Отвлекаясь, вспомним, что в основе «Запечатленного ангела», точнее его финальной сцены, лежал имевший место случай, когда мастеровые бегали по цепям строящегося моста на другой берег за водкой. Напиши Лесков в рассказе «Грабеж» тот же случай, в том духе, что купцы перепились после удачной торговли (да еще надули кого-нибудь, желательно инородца) и по пьянке подрались, да и отняли часы у дьякона, а потом откупились взятками у продажного полицмейстера — быть бы Лескову в перечне писателей, «коим предположительно поставить монументы», согласно постановлению Совнаркома от 30.07.1918 г., в самых первых рядах. А так — вообще не попал в список.
Отметив, что художественная правда выше правды житейской, уточним, что художественная правда обладает большой обобщающей силой и поэтому более приближается к истине, к истории и намного выше правды отдельных жизненных фактов, может быть действительно имевших место, но которые, в своем естественном противоречии, не могут дать объективной картины действительности, не приближают нас к пониманию движения человеческой души. Именно поэтому художественная правда вечна, и произведения Лескова находят особенно глубокий отклик у читателя именно в сегодняшние дни, когда решается судьба России и ее народа. Но вернемся к Замятину. Он в своем рассказе не оставляет читателю никакой надежды. В его концовке — безысходность. Но почему же?
Вспомним гоголевского поручика Пирогова, который после учиненной над ним экзекуции хотел писать Государю (!), но потом «съел два слоеных пирожка, прошелся по Невскому, проветрился и, попав на бал, так отличился в мазурке, что удивил не только дам, но и кавалеров». У Гоголя духовная нищета Пирогова — это нищета отдельной личности. У Замятина за характерами отдельных личностей — духовное обнищание всего общества и его деградация, что особенно ярко проявляется в сравнении с Лесковым.
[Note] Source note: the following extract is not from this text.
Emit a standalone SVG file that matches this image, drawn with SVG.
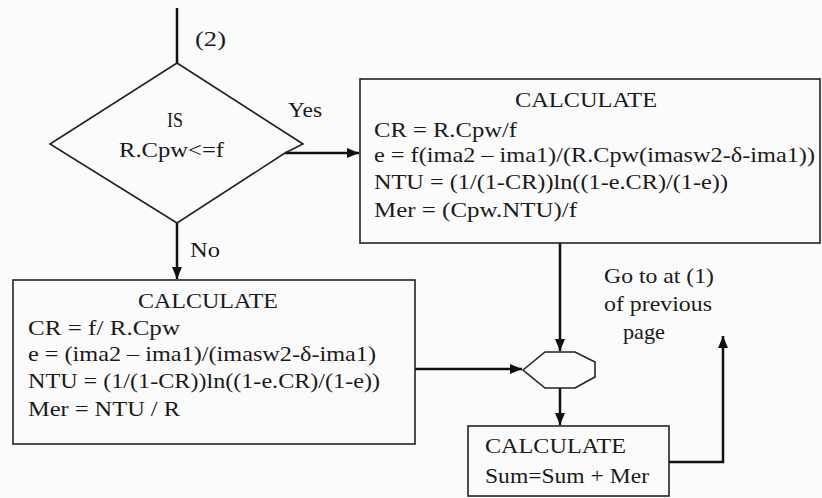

Трагедия в том, что Пироговы, Зайцеры стали преобладающим типом массового характера. Зайцеры, Кубасы, Верочки — это все, что осталось от России. Соответствующими художественными приемами Замятин подводит нас к этой мысли: это даже не насмешка, как порой у Лескова, — просто скудные краски их скудной жизни: пустые речи на идиотских собраниях, цитаты Ленина, стенгазеты, серебряный пояс тов. Кубаса.
Речи Зайцера, как, впрочем, и все его внутренние душевные переживания, пошлы и смешны — они сумбурны и бессвязны, Верочка откровенно глупа, а товарищ Кубас вообще только «клюет глазами» и цитирует Ленина.
И это происходит оттого, что Замятин опять-таки следует правде художественной, изображая, он отображает тенденцию духовно-нравственного обнищания России и русского характера, заложенного в те годы и так ярко проявлявшуюся уже в наши дни. И тенденция эта особенно заметна в сравнении с повествованием Лескова.
Воистину прав был некто, сказав, что русский человек дореволюционной эпохи отличается от нынешнего, как золотой царский червонец от десятирублевой бумажки.